Children start to participate in organized sports between the ages of 5 and 7. This was reflected in the distribution of sports-related fractures, which increased after the age of 5. Sports accounted for more fractures in our material than in the studies by Landin (1997), Tiderius et al. (1999), and Rennie et al. (2007) but there was a similar percentage of fractures to that reported by Lyons et al. (1999) in a Welsh population. This Welsh population showed a higher fracture incidence than Scandinavian populations for the same year, and the authors discussed whether this could be explained by a higher participation in sports. They concluded that it could not be taken as the sole explanation.

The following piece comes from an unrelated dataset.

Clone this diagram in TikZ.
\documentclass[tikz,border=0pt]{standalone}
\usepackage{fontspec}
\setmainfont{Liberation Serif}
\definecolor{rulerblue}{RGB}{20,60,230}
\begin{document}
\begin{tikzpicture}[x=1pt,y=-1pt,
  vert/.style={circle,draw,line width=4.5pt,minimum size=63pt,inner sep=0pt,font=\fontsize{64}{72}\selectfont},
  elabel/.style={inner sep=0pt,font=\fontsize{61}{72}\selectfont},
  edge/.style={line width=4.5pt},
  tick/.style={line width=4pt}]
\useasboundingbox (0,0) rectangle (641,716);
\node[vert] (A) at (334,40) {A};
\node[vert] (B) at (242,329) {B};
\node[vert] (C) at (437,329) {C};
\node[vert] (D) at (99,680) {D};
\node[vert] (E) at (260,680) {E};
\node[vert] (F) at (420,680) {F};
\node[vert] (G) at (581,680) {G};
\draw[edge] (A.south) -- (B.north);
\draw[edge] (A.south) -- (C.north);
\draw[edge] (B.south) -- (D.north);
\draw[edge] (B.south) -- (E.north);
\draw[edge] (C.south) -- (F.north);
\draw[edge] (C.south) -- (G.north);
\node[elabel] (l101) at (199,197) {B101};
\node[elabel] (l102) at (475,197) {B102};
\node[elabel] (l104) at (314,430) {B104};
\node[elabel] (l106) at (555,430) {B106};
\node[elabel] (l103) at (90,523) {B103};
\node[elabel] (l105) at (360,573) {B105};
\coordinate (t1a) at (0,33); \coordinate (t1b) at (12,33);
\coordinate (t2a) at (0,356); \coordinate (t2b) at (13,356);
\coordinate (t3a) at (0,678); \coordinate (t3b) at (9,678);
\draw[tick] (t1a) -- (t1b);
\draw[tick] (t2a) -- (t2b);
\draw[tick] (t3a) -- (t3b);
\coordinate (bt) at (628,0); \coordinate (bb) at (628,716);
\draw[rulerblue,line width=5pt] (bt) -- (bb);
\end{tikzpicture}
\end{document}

Not even a twofold increase in sports and leisure activities could explain the higher incidence. Our findings of a higher percentage of sports-related fractures compared to those of Landin and Tiderius et al. are most likely a reflection of differences in registration of data, but they are perhaps also partly due to an increase in participation in organized sporting activities. Comparisons of activity at injury with previous studies are difficult because of differences in the manner of categorization.
Figures from the Swedish Sports Council show that the most common sports practiced in organized forms by girls are soccer, equestrian sports, and floorball. For boys, they are soccer, floorball, and ice hockey (Swedish Sports Council 2005). As expected, soccer accounted for the greatest number of fractures in both sexes. Soccer-related injuries increased over a 10-year period, in both boys and girls, most likely due to an increased participation in organized soccer.

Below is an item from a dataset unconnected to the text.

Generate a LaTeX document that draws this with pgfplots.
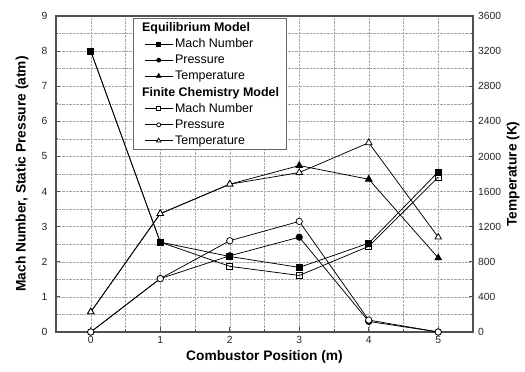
\documentclass[border=0pt]{standalone}
\usepackage{pgfplots}
\pgfplotsset{compat=1.18}
\usepackage{fontspec}
\setmainfont{Liberation Sans}
\setsansfont{Liberation Sans}
\definecolor{framec}{RGB}{80,80,80}
\definecolor{gridc}{RGB}{165,165,165}
\begin{document}
\begin{tikzpicture}
\pgfplotsset{
  common/.style={
    width=417bp, height=316bp, scale only axis,
    xmin=-0.5, xmax=5.5,
    /pgf/number format/assume math mode=true,
    /pgf/number format/1000 sep={},
    tick label style={font=\fontsize{10.4}{12}\selectfont, text=black!85},
    label style={font=\fontsize{13.8}{16}\selectfont\bfseries},
    axis line style={framec, line width=1.2pt},
    tick style={framec, line width=0.8pt},
    tick align=inside,
    major tick length=4.5bp, minor tick length=2.5bp,
  },
  every axis plot/.append style={black, line width=0.75pt},
}
\begin{axis}[common, name=ax,
  ymin=0, ymax=9,
  xtick={0,1,2,3,4,5}, minor x tick num=1,
  ytick={0,1,...,9}, minor y tick num=1,
  xtick pos=bottom, ytick pos=left,
  grid=both,
  major grid style={gridc, densely dotted, line width=0.5pt},
  minor grid style={gridc, densely dotted, line width=0.5pt},
  xlabel={Combustor Position (m)},
  ylabel={Mach Number, Static Pressure (atm)},
  xlabel style={at={(axis description cs:0.5,-0.08)}, anchor=center},
  ylabel style={at={(axis description cs:-0.0815,0.5)}, anchor=center},
  yticklabel style={xshift=-5bp},
  xticklabel style={yshift=-1bp},
]
% Equilibrium Mach
\addplot[mark=square*, mark options={fill=black, mark size=3pt}] coordinates {(0,8.0) (1,2.56) (2,2.15) (3,1.84) (4,2.53) (5,4.56)};
% Finite Mach
\addplot[mark=square, mark options={fill=white, mark size=3pt}] coordinates {(0,8.0) (1,2.56) (2,1.87) (3,1.61) (4,2.44) (5,4.41)};
% Equilibrium pressure
\addplot[mark=*, mark options={fill=black, mark size=3.2pt}] coordinates {(0,0.0) (1,1.52) (2,2.17) (3,2.70) (4,0.30) (5,0.0)};
% Finite pressure
\addplot[mark=*, mark options={fill=white, mark size=3.2pt}] coordinates {(0,0.0) (1,1.52) (2,2.60) (3,3.15) (4,0.34) (5,0.0)};
\end{axis}
\begin{axis}[common,
  ymin=0, ymax=3600,
  ytick={0,400,...,3600}, minor y tick num=1,
  axis y line*=right, axis x line=none,
  ylabel={Temperature (K)},
  ylabel style={at={(axis description cs:1.0959,0.5)}, anchor=center},
  yticklabel style={xshift=1.5bp},
  legend style={at={(0.1847,0.9937)}, anchor=north west, draw=black!60, line width=0.7pt,
    fill=white, font=\fontsize{12.5}{14}\selectfont, row sep=1.9pt, inner ysep=2pt, inner xsep=5pt},
  legend cell align=left,
  legend image code/.code={\path (0bp,0bp); \draw[mark repeat=2, mark phase=2] plot coordinates {(6bp,0bp) (20bp,0bp) (34bp,0bp)};},
]
\addlegendimage{empty legend}\addlegendentry{\hspace*{-33bp}\textbf{Equilibrium Model}}
\addlegendimage{black, line width=0.75pt, mark=square*, mark options={fill=black, mark size=2pt}}\addlegendentry{Mach Number}
\addlegendimage{black, line width=0.75pt, mark=*, mark options={fill=black, mark size=2pt}}\addlegendentry{Pressure}
\addplot[mark=triangle*, mark options={fill=black, mark size=3.8pt}, forget plot] coordinates {(0,228) (1,1348) (2,1684) (3,1896) (4,1740) (5,844)};
\addlegendimage{black, line width=0.75pt, mark=triangle*, mark options={fill=black, mark size=2.6pt}}\addlegendentry{Temperature}
\addlegendimage{empty legend}\addlegendentry{\hspace*{-33bp}\textbf{Finite Chemistry Model}}
\addlegendimage{black, line width=0.75pt, mark=square*, mark options={fill=white, mark size=2pt}}\addlegendentry{Mach Number}
\addlegendimage{black, line width=0.75pt, mark=*, mark options={fill=white, mark size=2pt}}\addlegendentry{Pressure}
\addplot[mark=triangle*, mark options={fill=white, mark size=3.8pt}, forget plot] coordinates {(0,228) (1,1348) (2,1684) (3,1816) (4,2156) (5,1080)};
\addlegendimage{black, line width=0.75pt, mark=triangle*, mark options={fill=white, mark size=2.6pt}}\addlegendentry{Temperature}
\end{axis}
\pgfresetboundingbox
\path ([shift={(-56bp,-40bp)}]ax.south west) rectangle ([shift={(52bp,16bp)}]ax.north east);
\end{tikzpicture}
\end{document}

The differences between sexes in the distribution of fractures related to equestrian sports and ice hockey were in accordance with the sex-related distribution of participants. We were unable to identify any organized sport that was associated with a disproportionally high number of fracture events.
One limitation of the study is that it involved one center only, so our interpretation of the results only applies to this study population.
This study shows that fractures are common in children in Umeå, with one-third of all children sustaining at least one fracture before the age of 17 years. There was an increase in incidence among children and adolescents between 1998 and 2007. We were unable to identify a single activity or mechanism of injury responsible for this increase, and unfortunately this makes it difficult to suggest implementation of any specific preventive measures. Mechanisms and activities at injury vary with age; this reflects the development of social and motor skills and the changing activities of children as they grow older. The fracture pattern is also affected by changes in the mechanical properties of bone during growth, length of day, climate, trends in leisure activities, and even local holidays.
EMH validated and analyzed the data and performed the revision of fracture localization. EMH, OS, PM, and UB all discussed the analysis and participated in writing the manuscript. All authors approved the final version.
We thank the staff of the emergency department and injury surveillance group at UUH for their work in compiling and maintaining the database, and Magnus Hellström in particular for his help in extracting and organizing the data. Thanks also to Hans Stenlund for his advice concerning the statistical analysis.